Je conseille aussi aux jeunes lycéens, surtout privilégiés de s’indigner. Surtout ne tombez pas dans une lassitude du réel, si quelque chose a toujours été ainsi, il n’y a aucune raison que ça continue, le passé ne détermine en rien l’avenir.
Alors indignez-vous ! De ce que vous
voulez mais surtout ne pas tomber dans une culture du contentement, le combat
de mon voisin en quoi est-il légitime ? Cultivez votre curiosité pour
l’indignation des autres.
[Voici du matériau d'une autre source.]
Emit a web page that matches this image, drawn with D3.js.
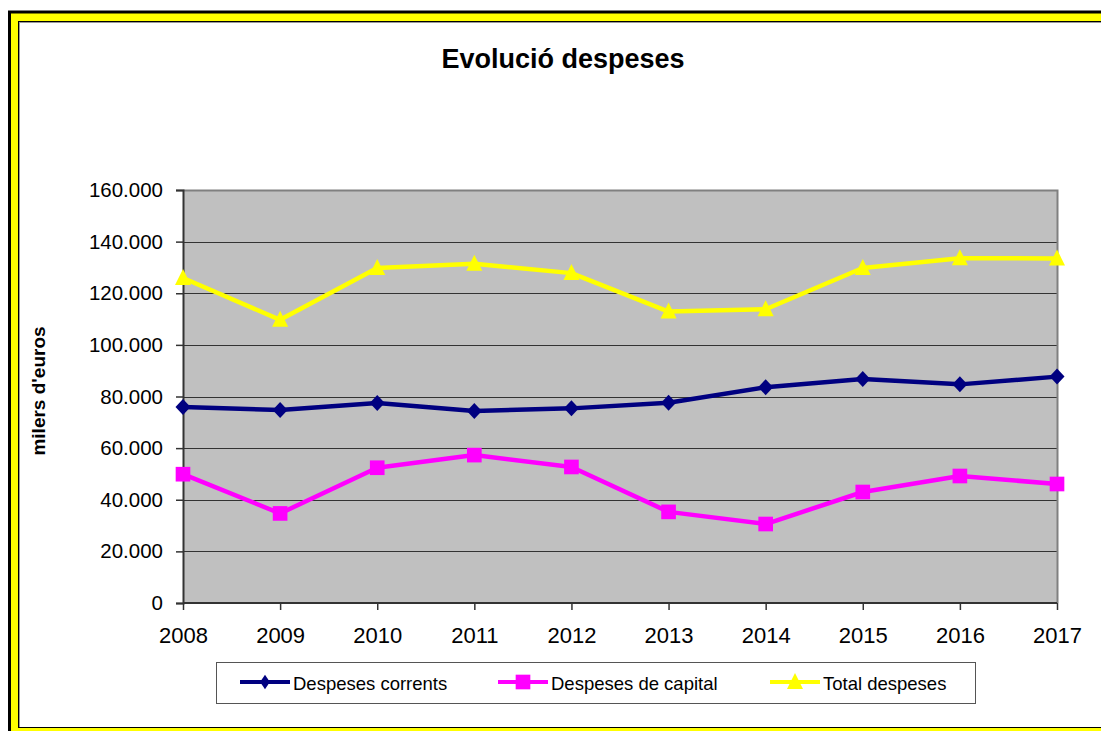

Si un livre de 1000 pages représentait l’histoire de
la planète, l’Homme n’arriverait qu’à la fin de la toute dernière page, quelques
lignes insignifiantes représentent notre histoire. Si on prend l’échelle d’une
vie, c’est encore plus insignifiant donc profitez du moment en vie, pour vous
dédier à des causes plus grandes que vous.
Bien sûr dans le mot conformisme il y a le
mot « confort » mais sachez que vous risquez de le regrettez, que
c’est dommage de ne pas s’être mis dans une position inconfortable pour vivre
sa vie comme vous l’entendez. Soyez légendaire, soyez insolent, indignez-vous
car aujourd’hui il y a des formidables causes auxquelles vous pouvez dédier
votre existence, considérez-vous doués pour quelque chose et vous verrez c’est
magique : vous le deviendrez vraiment.